WASHINGTON, DC - FEBRUARY 02: Deputy U.S. Attorney General, Rod Rosenstein,(L), and Associate Attorney General Rachel Brand, participate in a summit to discuss efforts to combat human trafficking, at the Justice Department, on February 2, 2018 in Washington, DC.  (Photo by Mark Wilson/Getty Images)
Mark Wilson/Getty Images North America

The Justice Department’s third-ranking official, Rachel Brand, is planning to step down from her post, the New York Times reported Friday.

Brand, the Associate Attorney General, would be next in line to oversee Special Counsel Robert Mueller’s investigation of Russia’s election interference, if President Donald Trump fired Deputy Attorney General Rod Rosenstein.

The Times report cites two sources briefed on the matter. Spokespeople for the Justice Department did not immediately respond to TPM’s inquiry about the report.

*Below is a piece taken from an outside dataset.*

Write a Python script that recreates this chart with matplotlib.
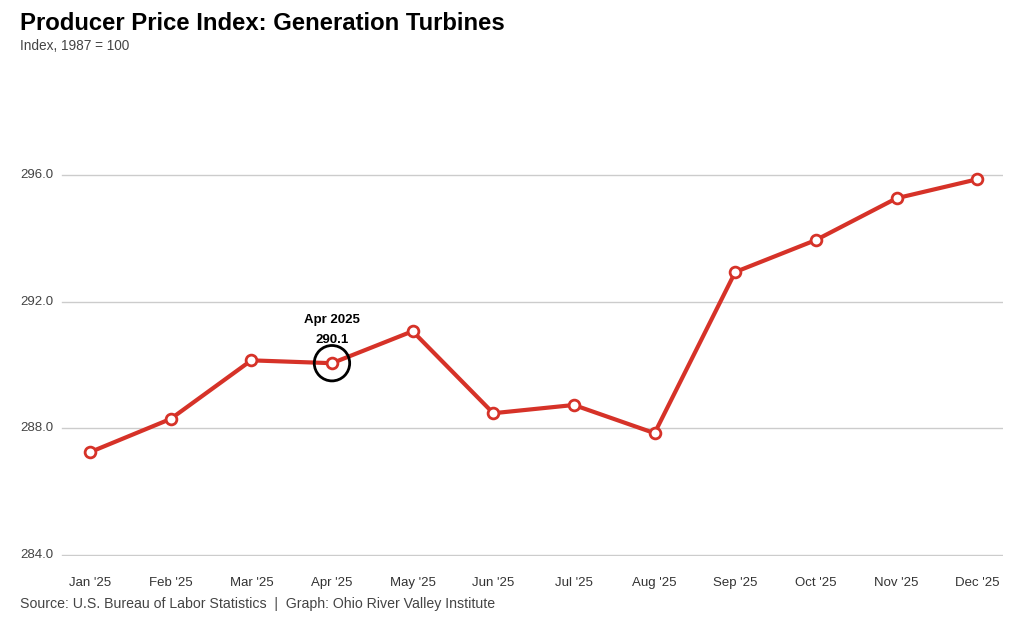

Attorney General Jeff Sessions has recused himself from the Russia investigation, leaving Rosenstein, the department’s number 2, in charge.

Both Rosenstein and Sessions have become the subjects of Trump’s ire in connection with the probe. Trump admitted to the New York Times last year that he would not have picked Sessions as his attorney general had he known Sessions would recuse himself.

More recently, the Washington Post reported Trump had seen a controversial memo written by House Republicans based on classified material as a vehicle he could use to fire Rosenstein. The memo, which was released publicly last week, said Rosenstein signed off on an application to reauthorize a surveillance warrant on ex-Trump campaign advisor Carter Page.

The White House said last week that Trump has no plans to fire Rosenstein.

The New York Times did not say that Trump’s attacks on the Mueller probe were the reason that Brand was resigning. But the paper noted that if Trump fired Rosenstein, it would place Brand in Trump’s crosshairs as she took on oversight of the investigation.

A political appointee, Brand had left private practice to join the Trump administration,  but had worked in political positions under prior administrations. She has been seen as a rising star within the conservative legal world.

Her position gives her oversight over a wide range of Justice Department offices and initiatives, including the civil rights and antitrust divisions.